Short task: Copy exactly the lines from the start of the material through the line with "padding=13, fontsize=16, color=txt)". Pictures stay out of the copy.
** Start of Dataset extract **
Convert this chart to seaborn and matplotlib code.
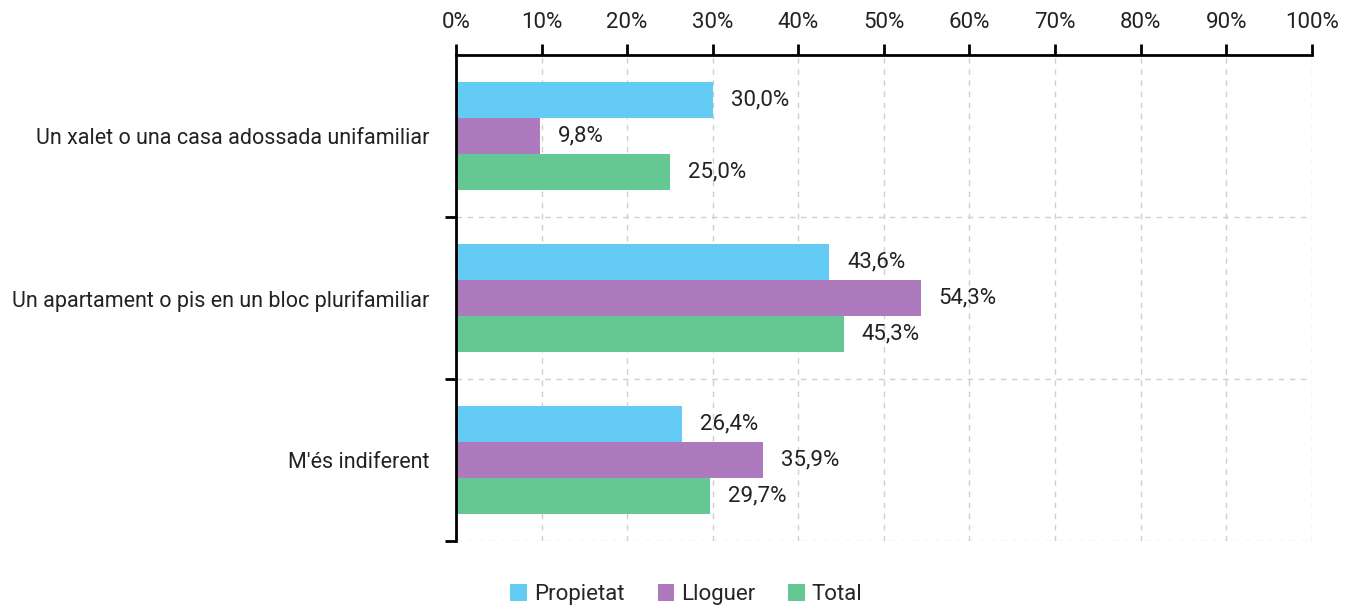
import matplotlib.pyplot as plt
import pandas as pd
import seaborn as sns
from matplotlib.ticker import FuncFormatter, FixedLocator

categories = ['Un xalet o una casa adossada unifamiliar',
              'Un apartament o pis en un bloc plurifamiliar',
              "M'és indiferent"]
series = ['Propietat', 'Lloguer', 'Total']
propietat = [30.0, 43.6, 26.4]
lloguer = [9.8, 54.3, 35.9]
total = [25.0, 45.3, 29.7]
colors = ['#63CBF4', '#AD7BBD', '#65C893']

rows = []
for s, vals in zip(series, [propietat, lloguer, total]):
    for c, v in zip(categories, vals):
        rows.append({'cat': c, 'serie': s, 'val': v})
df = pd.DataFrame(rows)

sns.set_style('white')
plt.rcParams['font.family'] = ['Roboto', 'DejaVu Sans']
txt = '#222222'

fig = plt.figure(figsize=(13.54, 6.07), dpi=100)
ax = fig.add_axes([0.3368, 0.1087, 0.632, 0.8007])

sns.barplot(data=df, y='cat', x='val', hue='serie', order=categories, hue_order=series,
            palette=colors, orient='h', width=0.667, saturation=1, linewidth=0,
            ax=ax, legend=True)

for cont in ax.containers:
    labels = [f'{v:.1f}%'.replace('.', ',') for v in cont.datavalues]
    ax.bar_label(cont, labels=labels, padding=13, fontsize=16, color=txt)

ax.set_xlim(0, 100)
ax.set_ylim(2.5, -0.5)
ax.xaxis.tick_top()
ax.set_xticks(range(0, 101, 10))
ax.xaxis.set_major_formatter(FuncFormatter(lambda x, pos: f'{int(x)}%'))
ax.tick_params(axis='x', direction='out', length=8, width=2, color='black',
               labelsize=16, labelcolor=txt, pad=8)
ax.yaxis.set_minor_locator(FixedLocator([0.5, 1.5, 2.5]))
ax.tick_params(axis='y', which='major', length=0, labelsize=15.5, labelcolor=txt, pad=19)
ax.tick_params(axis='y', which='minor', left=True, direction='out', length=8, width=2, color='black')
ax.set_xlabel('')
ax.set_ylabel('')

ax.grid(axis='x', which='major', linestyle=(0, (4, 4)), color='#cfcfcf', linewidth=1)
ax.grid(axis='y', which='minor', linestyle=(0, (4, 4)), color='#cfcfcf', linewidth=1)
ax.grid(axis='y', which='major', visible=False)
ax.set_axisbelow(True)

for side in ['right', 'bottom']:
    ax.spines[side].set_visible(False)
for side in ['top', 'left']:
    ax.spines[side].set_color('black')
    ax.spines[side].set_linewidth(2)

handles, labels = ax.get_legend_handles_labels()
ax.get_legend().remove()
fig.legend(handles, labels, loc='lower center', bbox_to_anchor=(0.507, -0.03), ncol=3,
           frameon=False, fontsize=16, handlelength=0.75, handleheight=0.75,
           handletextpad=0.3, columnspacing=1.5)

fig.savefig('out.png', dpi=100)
** End of Dataset extract **
Written solution:
Convert this chart to seaborn and matplotlib code.
import matplotlib.pyplot as plt
import pandas as pd
import seaborn as sns
from matplotlib.ticker import FuncFormatter, FixedLocator

categories = ['Un xalet o una casa adossada unifamiliar',
              'Un apartament o pis en un bloc plurifamiliar',
              "M'és indiferent"]
series = ['Propietat', 'Lloguer', 'Total']
propietat = [30.0, 43.6, 26.4]
lloguer = [9.8, 54.3, 35.9]
total = [25.0, 45.3, 29.7]
colors = ['#63CBF4', '#AD7BBD', '#65C893']

rows = []
for s, vals in zip(series, [propietat, lloguer, total]):
    for c, v in zip(categories, vals):
        rows.append({'cat': c, 'serie': s, 'val': v})
df = pd.DataFrame(rows)

sns.set_style('white')
plt.rcParams['font.family'] = ['Roboto', 'DejaVu Sans']
txt = '#222222'

fig = plt.figure(figsize=(13.54, 6.07), dpi=100)
ax = fig.add_axes([0.3368, 0.1087, 0.632, 0.8007])

sns.barplot(data=df, y='cat', x='val', hue='serie', order=categories, hue_order=series,
            palette=colors, orient='h', width=0.667, saturation=1, linewidth=0,
            ax=ax, legend=True)

for cont in ax.containers:
    labels = [f'{v:.1f}%'.replace('.', ',') for v in cont.datavalues]
    ax.bar_label(cont, labels=labels, padding=13, fontsize=16, color=txt)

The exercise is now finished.